Problem details:
Nothing in the data should change when you return it, but leave the pictures out.

Extracted records:
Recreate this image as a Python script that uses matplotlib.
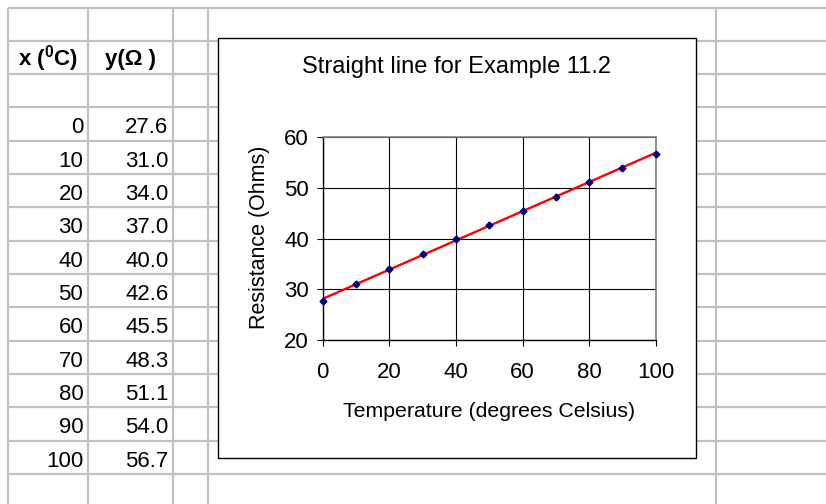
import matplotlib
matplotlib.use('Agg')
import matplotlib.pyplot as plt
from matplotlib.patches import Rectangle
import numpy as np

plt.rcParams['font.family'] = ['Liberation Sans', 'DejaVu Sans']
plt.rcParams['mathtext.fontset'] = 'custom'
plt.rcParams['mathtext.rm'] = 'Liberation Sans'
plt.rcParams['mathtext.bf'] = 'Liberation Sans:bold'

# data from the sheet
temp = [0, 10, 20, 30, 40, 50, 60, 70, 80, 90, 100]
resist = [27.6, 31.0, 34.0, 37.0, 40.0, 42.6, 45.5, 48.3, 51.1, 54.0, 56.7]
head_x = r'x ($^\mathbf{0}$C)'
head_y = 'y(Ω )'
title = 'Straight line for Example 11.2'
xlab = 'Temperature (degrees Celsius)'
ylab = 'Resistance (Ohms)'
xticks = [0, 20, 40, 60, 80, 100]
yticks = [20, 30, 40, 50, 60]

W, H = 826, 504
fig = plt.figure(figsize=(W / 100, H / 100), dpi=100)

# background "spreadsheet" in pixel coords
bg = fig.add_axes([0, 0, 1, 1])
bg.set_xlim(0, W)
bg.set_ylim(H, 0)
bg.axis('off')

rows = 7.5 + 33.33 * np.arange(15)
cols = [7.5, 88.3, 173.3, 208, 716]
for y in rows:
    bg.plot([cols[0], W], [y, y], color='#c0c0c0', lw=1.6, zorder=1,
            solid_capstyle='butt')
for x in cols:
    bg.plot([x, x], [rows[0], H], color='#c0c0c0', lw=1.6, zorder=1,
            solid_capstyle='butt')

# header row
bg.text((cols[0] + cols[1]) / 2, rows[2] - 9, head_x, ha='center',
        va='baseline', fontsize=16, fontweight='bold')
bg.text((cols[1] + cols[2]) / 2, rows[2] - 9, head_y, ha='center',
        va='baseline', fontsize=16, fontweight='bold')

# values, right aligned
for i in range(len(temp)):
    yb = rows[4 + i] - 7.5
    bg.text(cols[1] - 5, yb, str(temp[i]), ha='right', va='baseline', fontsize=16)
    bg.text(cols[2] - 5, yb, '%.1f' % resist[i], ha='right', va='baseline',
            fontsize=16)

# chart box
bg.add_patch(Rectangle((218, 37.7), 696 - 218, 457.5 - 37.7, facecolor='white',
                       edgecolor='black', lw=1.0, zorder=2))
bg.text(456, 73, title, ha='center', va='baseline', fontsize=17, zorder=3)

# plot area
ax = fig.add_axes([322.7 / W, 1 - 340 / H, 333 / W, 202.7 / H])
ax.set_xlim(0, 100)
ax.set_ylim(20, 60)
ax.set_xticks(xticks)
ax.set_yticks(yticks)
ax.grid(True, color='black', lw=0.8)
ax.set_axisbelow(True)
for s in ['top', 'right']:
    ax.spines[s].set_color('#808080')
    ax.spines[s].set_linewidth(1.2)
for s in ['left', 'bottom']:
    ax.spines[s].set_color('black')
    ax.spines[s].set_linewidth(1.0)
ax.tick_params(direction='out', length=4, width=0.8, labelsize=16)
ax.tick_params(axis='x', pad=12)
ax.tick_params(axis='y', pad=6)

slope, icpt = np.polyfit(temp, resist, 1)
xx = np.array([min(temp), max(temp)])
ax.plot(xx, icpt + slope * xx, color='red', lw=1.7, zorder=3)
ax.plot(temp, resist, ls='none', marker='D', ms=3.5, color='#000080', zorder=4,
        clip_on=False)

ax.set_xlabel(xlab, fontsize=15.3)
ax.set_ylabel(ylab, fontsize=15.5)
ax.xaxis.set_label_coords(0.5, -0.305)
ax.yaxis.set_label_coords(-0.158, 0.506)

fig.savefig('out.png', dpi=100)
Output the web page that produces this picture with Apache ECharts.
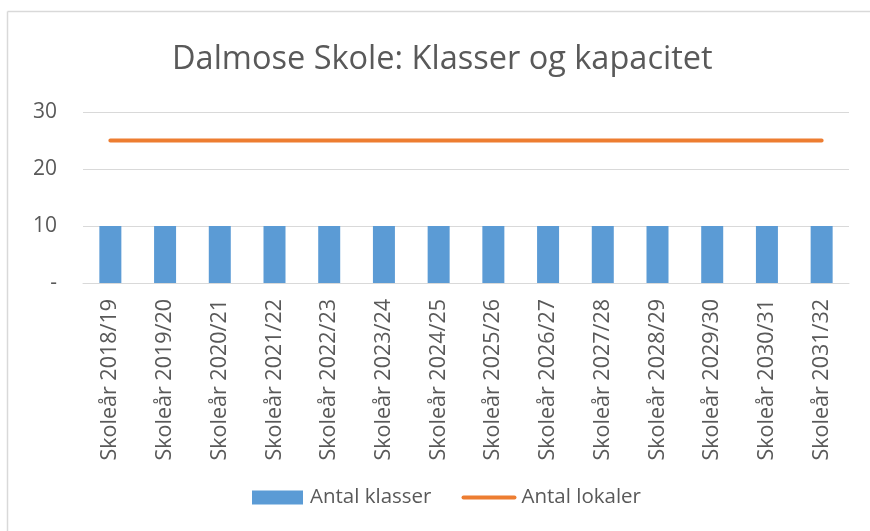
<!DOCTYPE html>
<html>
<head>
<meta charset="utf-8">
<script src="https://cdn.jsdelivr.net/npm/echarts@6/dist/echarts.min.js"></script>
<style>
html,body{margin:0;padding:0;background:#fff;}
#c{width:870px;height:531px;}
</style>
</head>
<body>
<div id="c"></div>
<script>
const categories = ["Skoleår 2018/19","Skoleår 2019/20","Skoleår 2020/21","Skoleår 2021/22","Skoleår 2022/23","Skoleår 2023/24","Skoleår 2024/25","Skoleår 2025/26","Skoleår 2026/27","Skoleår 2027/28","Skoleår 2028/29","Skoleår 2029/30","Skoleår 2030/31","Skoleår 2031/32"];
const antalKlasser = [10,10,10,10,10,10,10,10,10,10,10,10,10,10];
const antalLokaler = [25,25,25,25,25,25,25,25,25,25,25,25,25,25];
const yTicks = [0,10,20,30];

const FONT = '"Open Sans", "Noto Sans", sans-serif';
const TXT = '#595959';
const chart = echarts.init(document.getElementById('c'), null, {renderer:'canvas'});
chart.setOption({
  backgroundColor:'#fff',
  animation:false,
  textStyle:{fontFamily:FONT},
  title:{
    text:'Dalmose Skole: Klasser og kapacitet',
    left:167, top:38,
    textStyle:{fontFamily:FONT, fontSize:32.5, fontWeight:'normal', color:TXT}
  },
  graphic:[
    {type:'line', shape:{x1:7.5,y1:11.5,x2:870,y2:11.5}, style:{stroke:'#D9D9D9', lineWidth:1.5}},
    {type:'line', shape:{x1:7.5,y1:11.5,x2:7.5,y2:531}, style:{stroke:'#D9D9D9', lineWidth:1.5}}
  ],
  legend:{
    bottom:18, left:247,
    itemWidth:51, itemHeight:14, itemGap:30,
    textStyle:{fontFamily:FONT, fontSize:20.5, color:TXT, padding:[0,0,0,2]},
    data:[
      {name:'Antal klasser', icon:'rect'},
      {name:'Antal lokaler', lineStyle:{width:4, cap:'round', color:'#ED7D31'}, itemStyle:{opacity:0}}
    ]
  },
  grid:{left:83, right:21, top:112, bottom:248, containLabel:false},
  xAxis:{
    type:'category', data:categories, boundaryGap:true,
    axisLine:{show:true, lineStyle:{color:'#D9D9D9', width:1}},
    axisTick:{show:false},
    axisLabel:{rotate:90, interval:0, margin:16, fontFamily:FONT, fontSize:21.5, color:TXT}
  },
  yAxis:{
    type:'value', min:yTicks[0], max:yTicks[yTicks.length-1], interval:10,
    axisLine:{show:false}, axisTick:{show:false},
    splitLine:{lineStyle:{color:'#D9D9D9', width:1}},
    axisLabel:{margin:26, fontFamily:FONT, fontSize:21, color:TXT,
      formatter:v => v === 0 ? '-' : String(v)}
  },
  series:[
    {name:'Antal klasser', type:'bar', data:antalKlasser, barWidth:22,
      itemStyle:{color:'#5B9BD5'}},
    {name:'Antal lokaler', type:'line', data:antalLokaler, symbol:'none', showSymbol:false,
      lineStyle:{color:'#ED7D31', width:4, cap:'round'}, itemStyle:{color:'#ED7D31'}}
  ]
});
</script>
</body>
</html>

Worked answer:
Recreate this image as a Python script that uses matplotlib.
import matplotlib
matplotlib.use('Agg')
import matplotlib.pyplot as plt
from matplotlib.patches import Rectangle
import numpy as np

plt.rcParams['font.family'] = ['Liberation Sans', 'DejaVu Sans']
plt.rcParams['mathtext.fontset'] = 'custom'
plt.rcParams['mathtext.rm'] = 'Liberation Sans'
plt.rcParams['mathtext.bf'] = 'Liberation Sans:bold'

# data from the sheet
temp = [0, 10, 20, 30, 40, 50, 60, 70, 80, 90, 100]
resist = [27.6, 31.0, 34.0, 37.0, 40.0, 42.6, 45.5, 48.3, 51.1, 54.0, 56.7]
head_x = r'x ($^\mathbf{0}$C)'
head_y = 'y(Ω )'
title = 'Straight line for Example 11.2'
xlab = 'Temperature (degrees Celsius)'
ylab = 'Resistance (Ohms)'
xticks = [0, 20, 40, 60, 80, 100]
yticks = [20, 30, 40, 50, 60]

W, H = 826, 504
fig = plt.figure(figsize=(W / 100, H / 100), dpi=100)

# background "spreadsheet" in pixel coords
bg = fig.add_axes([0, 0, 1, 1])
bg.set_xlim(0, W)
bg.set_ylim(H, 0)
bg.axis('off')

rows = 7.5 + 33.33 * np.arange(15)
cols = [7.5, 88.3, 173.3, 208, 716]
for y in rows:
    bg.plot([cols[0], W], [y, y], color='#c0c0c0', lw=1.6, zorder=1,
            solid_capstyle='butt')
for x in cols:
    bg.plot([x, x], [rows[0], H], color='#c0c0c0', lw=1.6, zorder=1,
            solid_capstyle='butt')

# header row
bg.text((cols[0] + cols[1]) / 2, rows[2] - 9, head_x, ha='center',
        va='baseline', fontsize=16, fontweight='bold')
bg.text((cols[1] + cols[2]) / 2, rows[2] - 9, head_y, ha='center',
        va='baseline', fontsize=16, fontweight='bold')

# values, right aligned
for i in range(len(temp)):
    yb = rows[4 + i] - 7.5
    bg.text(cols[1] - 5, yb, str(temp[i]), ha='right', va='baseline', fontsize=16)
    bg.text(cols[2] - 5, yb, '%.1f' % resist[i], ha='right', va='baseline',
            fontsize=16)

# chart box
bg.add_patch(Rectangle((218, 37.7), 696 - 218, 457.5 - 37.7, facecolor='white',
                       edgecolor='black', lw=1.0, zorder=2))
bg.text(456, 73, title, ha='center', va='baseline', fontsize=17, zorder=3)

# plot area
ax = fig.add_axes([322.7 / W, 1 - 340 / H, 333 / W, 202.7 / H])
ax.set_xlim(0, 100)
ax.set_ylim(20, 60)
ax.set_xticks(xticks)
ax.set_yticks(yticks)
ax.grid(True, color='black', lw=0.8)
ax.set_axisbelow(True)
for s in ['top', 'right']:
    ax.spines[s].set_color('#808080')
    ax.spines[s].set_linewidth(1.2)
for s in ['left', 'bottom']:
    ax.spines[s].set_color('black')
    ax.spines[s].set_linewidth(1.0)
ax.tick_params(direction='out', length=4, width=0.8, labelsize=16)
ax.tick_params(axis='x', pad=12)
ax.tick_params(axis='y', pad=6)

slope, icpt = np.polyfit(temp, resist, 1)
xx = np.array([min(temp), max(temp)])
ax.plot(xx, icpt + slope * xx, color='red', lw=1.7, zorder=3)
ax.plot(temp, resist, ls='none', marker='D', ms=3.5, color='#000080', zorder=4,
        clip_on=False)

ax.set_xlabel(xlab, fontsize=15.3)
ax.set_ylabel(ylab, fontsize=15.5)
ax.xaxis.set_label_coords(0.5, -0.305)
ax.yaxis.set_label_coords(-0.158, 0.506)

fig.savefig('out.png', dpi=100)
Output the web page that produces this picture with Apache ECharts.
<!DOCTYPE html>
<html>
<head>
<meta charset="utf-8">
<script src="https://cdn.jsdelivr.net/npm/echarts@6/dist/echarts.min.js"></script>
<style>
html,body{margin:0;padding:0;background:#fff;}
#c{width:870px;height:531px;}
</style>
</head>
<body>
<div id="c"></div>
<script>
const categories = ["Skoleår 2018/19","Skoleår 2019/20","Skoleår 2020/21","Skoleår 2021/22","Skoleår 2022/23","Skoleår 2023/24","Skoleår 2024/25","Skoleår 2025/26","Skoleår 2026/27","Skoleår 2027/28","Skoleår 2028/29","Skoleår 2029/30","Skoleår 2030/31","Skoleår 2031/32"];
const antalKlasser = [10,10,10,10,10,10,10,10,10,10,10,10,10,10];
const antalLokaler = [25,25,25,25,25,25,25,25,25,25,25,25,25,25];
const yTicks = [0,10,20,30];

const FONT = '"Open Sans", "Noto Sans", sans-serif';
const TXT = '#595959';
const chart = echarts.init(document.getElementById('c'), null, {renderer:'canvas'});
chart.setOption({
  backgroundColor:'#fff',
  animation:false,
  textStyle:{fontFamily:FONT},
  title:{
    text:'Dalmose Skole: Klasser og kapacitet',
    left:167, top:38,
    textStyle:{fontFamily:FONT, fontSize:32.5, fontWeight:'normal', color:TXT}
  },
  graphic:[
    {type:'line', shape:{x1:7.5,y1:11.5,x2:870,y2:11.5}, style:{stroke:'#D9D9D9', lineWidth:1.5}},
    {type:'line', shape:{x1:7.5,y1:11.5,x2:7.5,y2:531}, style:{stroke:'#D9D9D9', lineWidth:1.5}}
  ],
  legend:{
    bottom:18, left:247,
    itemWidth:51, itemHeight:14, itemGap:30,
    textStyle:{fontFamily:FONT, fontSize:20.5, color:TXT, padding:[0,0,0,2]},
    data:[
      {name:'Antal klasser', icon:'rect'},
      {name:'Antal lokaler', lineStyle:{width:4, cap:'round', color:'#ED7D31'}, itemStyle:{opacity:0}}
    ]
  },
  grid:{left:83, right:21, top:112, bottom:248, containLabel:false},
  xAxis:{
    type:'category', data:categories, boundaryGap:true,
    axisLine:{show:true, lineStyle:{color:'#D9D9D9', width:1}},
    axisTick:{show:false},
    axisLabel:{rotate:90, interval:0, margin:16, fontFamily:FONT, fontSize:21.5, color:TXT}
  },
  yAxis:{
    type:'value', min:yTicks[0], max:yTicks[yTicks.length-1], interval:10,
    axisLine:{show:false}, axisTick:{show:false},
    splitLine:{lineStyle:{color:'#D9D9D9', width:1}},
    axisLabel:{margin:26, fontFamily:FONT, fontSize:21, color:TXT,
      formatter:v => v === 0 ? '-' : String(v)}
  },
  series:[
    {name:'Antal klasser', type:'bar', data:antalKlasser, barWidth:22,
      itemStyle:{color:'#5B9BD5'}},
    {name:'Antal lokaler', type:'line', data:antalLokaler, symbol:'none', showSymbol:false,
      lineStyle:{color:'#ED7D31', width:4, cap:'round'}, itemStyle:{color:'#ED7D31'}}
  ]
});
</script>
</body>
</html>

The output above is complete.